**What you are asked to do**
Retype the data exactly, from its first line to the line containing "1.24, 1.15, 1.20];", including both, and skip any picture.
***** Stored data *****
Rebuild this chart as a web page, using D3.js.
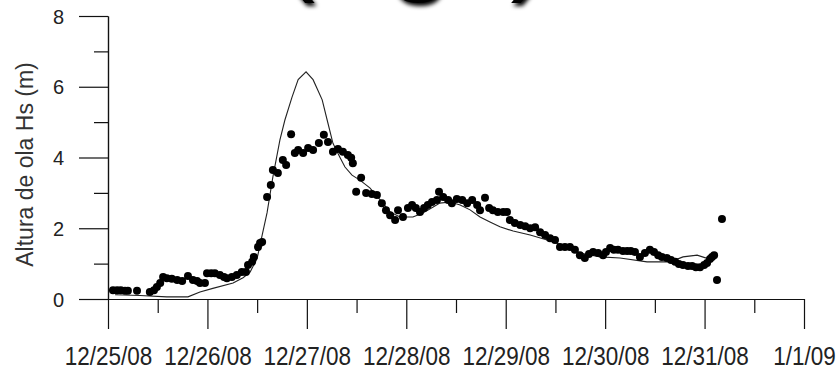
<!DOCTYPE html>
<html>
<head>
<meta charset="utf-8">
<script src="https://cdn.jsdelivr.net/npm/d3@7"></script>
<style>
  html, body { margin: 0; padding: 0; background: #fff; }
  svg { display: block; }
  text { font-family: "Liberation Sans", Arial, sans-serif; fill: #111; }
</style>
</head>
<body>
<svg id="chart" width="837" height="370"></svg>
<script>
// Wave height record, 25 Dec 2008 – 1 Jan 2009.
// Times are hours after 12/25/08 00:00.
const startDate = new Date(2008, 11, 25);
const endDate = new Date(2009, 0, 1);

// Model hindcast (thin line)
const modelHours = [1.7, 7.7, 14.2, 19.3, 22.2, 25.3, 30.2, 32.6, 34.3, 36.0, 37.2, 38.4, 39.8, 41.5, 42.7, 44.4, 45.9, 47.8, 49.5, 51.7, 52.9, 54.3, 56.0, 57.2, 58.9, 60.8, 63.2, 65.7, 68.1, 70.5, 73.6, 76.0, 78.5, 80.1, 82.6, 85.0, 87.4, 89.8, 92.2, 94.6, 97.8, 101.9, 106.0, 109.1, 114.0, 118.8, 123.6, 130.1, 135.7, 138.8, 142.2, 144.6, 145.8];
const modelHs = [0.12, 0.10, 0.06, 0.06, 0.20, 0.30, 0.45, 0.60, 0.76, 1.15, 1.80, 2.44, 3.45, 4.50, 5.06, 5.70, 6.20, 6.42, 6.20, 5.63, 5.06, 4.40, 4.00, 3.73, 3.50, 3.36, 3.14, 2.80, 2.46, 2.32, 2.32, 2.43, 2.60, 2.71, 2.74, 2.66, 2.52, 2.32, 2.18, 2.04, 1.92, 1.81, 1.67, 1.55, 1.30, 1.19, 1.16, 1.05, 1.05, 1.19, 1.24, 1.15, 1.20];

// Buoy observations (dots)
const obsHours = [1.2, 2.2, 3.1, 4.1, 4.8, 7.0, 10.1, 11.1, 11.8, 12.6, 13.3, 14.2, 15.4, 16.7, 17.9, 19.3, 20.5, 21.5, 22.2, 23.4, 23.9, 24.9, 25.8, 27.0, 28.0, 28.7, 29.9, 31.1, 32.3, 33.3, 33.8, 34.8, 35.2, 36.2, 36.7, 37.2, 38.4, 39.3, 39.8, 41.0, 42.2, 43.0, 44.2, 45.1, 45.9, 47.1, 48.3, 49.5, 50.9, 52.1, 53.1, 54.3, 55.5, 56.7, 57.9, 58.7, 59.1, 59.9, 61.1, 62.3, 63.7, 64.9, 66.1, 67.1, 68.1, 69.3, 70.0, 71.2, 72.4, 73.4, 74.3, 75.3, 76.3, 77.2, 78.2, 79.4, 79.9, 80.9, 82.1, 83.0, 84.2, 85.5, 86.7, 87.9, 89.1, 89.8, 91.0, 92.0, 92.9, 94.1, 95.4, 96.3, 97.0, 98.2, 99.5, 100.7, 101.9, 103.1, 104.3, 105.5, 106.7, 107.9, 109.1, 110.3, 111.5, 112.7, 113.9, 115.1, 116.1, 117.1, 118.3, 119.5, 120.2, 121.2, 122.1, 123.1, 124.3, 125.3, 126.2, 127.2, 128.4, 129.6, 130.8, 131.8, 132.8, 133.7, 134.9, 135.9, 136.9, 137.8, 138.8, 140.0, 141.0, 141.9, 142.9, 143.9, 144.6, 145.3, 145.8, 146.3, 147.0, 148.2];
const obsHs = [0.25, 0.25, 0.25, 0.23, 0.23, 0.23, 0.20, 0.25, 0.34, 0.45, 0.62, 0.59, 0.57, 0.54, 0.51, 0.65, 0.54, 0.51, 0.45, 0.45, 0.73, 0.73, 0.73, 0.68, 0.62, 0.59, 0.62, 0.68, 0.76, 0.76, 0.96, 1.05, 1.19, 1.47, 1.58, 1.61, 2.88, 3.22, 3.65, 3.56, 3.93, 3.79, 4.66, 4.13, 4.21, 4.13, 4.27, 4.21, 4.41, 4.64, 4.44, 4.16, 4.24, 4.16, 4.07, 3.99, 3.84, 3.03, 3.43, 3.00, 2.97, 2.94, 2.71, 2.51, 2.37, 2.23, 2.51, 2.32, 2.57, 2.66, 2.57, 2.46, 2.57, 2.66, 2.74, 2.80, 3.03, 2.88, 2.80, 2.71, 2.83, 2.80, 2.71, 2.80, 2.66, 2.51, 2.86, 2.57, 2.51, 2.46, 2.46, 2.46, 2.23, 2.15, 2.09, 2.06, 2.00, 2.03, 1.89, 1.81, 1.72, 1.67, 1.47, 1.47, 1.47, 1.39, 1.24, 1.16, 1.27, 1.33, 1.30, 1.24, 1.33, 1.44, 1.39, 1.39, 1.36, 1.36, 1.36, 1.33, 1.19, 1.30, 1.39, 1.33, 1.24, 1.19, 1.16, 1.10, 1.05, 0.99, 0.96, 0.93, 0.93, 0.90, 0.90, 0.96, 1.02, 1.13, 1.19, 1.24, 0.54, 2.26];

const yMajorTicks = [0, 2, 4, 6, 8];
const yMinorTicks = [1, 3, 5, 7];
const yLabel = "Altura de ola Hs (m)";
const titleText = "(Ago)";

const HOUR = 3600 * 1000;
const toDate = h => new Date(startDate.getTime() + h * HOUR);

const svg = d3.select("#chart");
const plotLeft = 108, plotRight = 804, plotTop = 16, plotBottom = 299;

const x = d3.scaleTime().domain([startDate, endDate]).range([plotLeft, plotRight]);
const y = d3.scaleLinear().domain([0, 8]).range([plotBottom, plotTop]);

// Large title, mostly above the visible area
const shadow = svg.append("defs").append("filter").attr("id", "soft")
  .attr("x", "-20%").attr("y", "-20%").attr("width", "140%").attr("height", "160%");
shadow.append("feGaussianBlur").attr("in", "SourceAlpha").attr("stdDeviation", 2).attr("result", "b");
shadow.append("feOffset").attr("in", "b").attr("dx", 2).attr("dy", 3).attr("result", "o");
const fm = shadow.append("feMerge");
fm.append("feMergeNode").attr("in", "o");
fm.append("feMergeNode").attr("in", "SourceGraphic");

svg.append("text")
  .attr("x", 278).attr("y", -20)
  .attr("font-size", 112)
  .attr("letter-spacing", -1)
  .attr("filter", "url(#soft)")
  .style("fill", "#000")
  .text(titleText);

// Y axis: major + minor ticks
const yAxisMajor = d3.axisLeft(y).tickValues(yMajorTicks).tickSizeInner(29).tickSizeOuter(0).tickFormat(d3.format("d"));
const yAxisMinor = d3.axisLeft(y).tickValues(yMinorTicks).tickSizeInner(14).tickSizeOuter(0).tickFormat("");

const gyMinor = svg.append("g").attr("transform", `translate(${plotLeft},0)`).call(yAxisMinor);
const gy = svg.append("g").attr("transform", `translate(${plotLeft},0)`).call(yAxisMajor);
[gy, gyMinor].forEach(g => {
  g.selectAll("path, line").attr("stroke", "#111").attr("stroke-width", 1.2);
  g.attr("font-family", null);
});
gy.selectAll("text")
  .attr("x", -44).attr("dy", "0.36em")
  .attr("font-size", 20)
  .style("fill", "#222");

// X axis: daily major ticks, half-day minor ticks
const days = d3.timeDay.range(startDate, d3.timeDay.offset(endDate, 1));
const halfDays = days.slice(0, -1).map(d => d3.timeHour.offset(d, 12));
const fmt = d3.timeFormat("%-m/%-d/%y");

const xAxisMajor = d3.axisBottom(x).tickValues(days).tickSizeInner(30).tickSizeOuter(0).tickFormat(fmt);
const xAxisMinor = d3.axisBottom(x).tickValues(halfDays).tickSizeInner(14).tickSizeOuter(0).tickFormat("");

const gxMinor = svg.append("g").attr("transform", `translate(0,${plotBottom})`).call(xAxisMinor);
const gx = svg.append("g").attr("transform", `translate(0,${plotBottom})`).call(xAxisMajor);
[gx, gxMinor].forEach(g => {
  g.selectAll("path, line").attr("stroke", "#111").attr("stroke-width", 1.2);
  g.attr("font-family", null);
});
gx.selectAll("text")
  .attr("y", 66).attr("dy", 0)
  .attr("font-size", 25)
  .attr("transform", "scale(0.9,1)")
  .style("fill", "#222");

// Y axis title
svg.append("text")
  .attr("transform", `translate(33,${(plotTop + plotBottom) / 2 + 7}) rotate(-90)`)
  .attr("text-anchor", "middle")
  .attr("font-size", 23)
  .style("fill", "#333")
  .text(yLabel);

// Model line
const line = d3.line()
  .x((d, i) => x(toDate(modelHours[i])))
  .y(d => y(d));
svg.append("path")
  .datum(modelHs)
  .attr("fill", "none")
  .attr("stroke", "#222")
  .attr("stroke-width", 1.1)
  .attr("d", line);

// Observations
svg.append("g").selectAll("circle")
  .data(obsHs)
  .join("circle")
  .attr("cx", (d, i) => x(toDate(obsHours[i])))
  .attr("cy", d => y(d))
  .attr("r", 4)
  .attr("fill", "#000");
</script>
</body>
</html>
*****
**Response**
Rebuild this chart as a web page, using D3.js.
<!DOCTYPE html>
<html>
<head>
<meta charset="utf-8">
<script src="https://cdn.jsdelivr.net/npm/d3@7"></script>
<style>
  html, body { margin: 0; padding: 0; background: #fff; }
  svg { display: block; }
  text { font-family: "Liberation Sans", Arial, sans-serif; fill: #111; }
</style>
</head>
<body>
<svg id="chart" width="837" height="370"></svg>
<script>
// Wave height record, 25 Dec 2008 – 1 Jan 2009.
// Times are hours after 12/25/08 00:00.
const startDate = new Date(2008, 11, 25);
const endDate = new Date(2009, 0, 1);

// Model hindcast (thin line)
const modelHours = [1.7, 7.7, 14.2, 19.3, 22.2, 25.3, 30.2, 32.6, 34.3, 36.0, 37.2, 38.4, 39.8, 41.5, 42.7, 44.4, 45.9, 47.8, 49.5, 51.7, 52.9, 54.3, 56.0, 57.2, 58.9, 60.8, 63.2, 65.7, 68.1, 70.5, 73.6, 76.0, 78.5, 80.1, 82.6, 85.0, 87.4, 89.8, 92.2, 94.6, 97.8, 101.9, 106.0, 109.1, 114.0, 118.8, 123.6, 130.1, 135.7, 138.8, 142.2, 144.6, 145.8];
const modelHs = [0.12, 0.10, 0.06, 0.06, 0.20, 0.30, 0.45, 0.60, 0.76, 1.15, 1.80, 2.44, 3.45, 4.50, 5.06, 5.70, 6.20, 6.42, 6.20, 5.63, 5.06, 4.40, 4.00, 3.73, 3.50, 3.36, 3.14, 2.80, 2.46, 2.32, 2.32, 2.43, 2.60, 2.71, 2.74, 2.66, 2.52, 2.32, 2.18, 2.04, 1.92, 1.81, 1.67, 1.55, 1.30, 1.19, 1.16, 1.05, 1.05, 1.19, 1.24, 1.15, 1.20];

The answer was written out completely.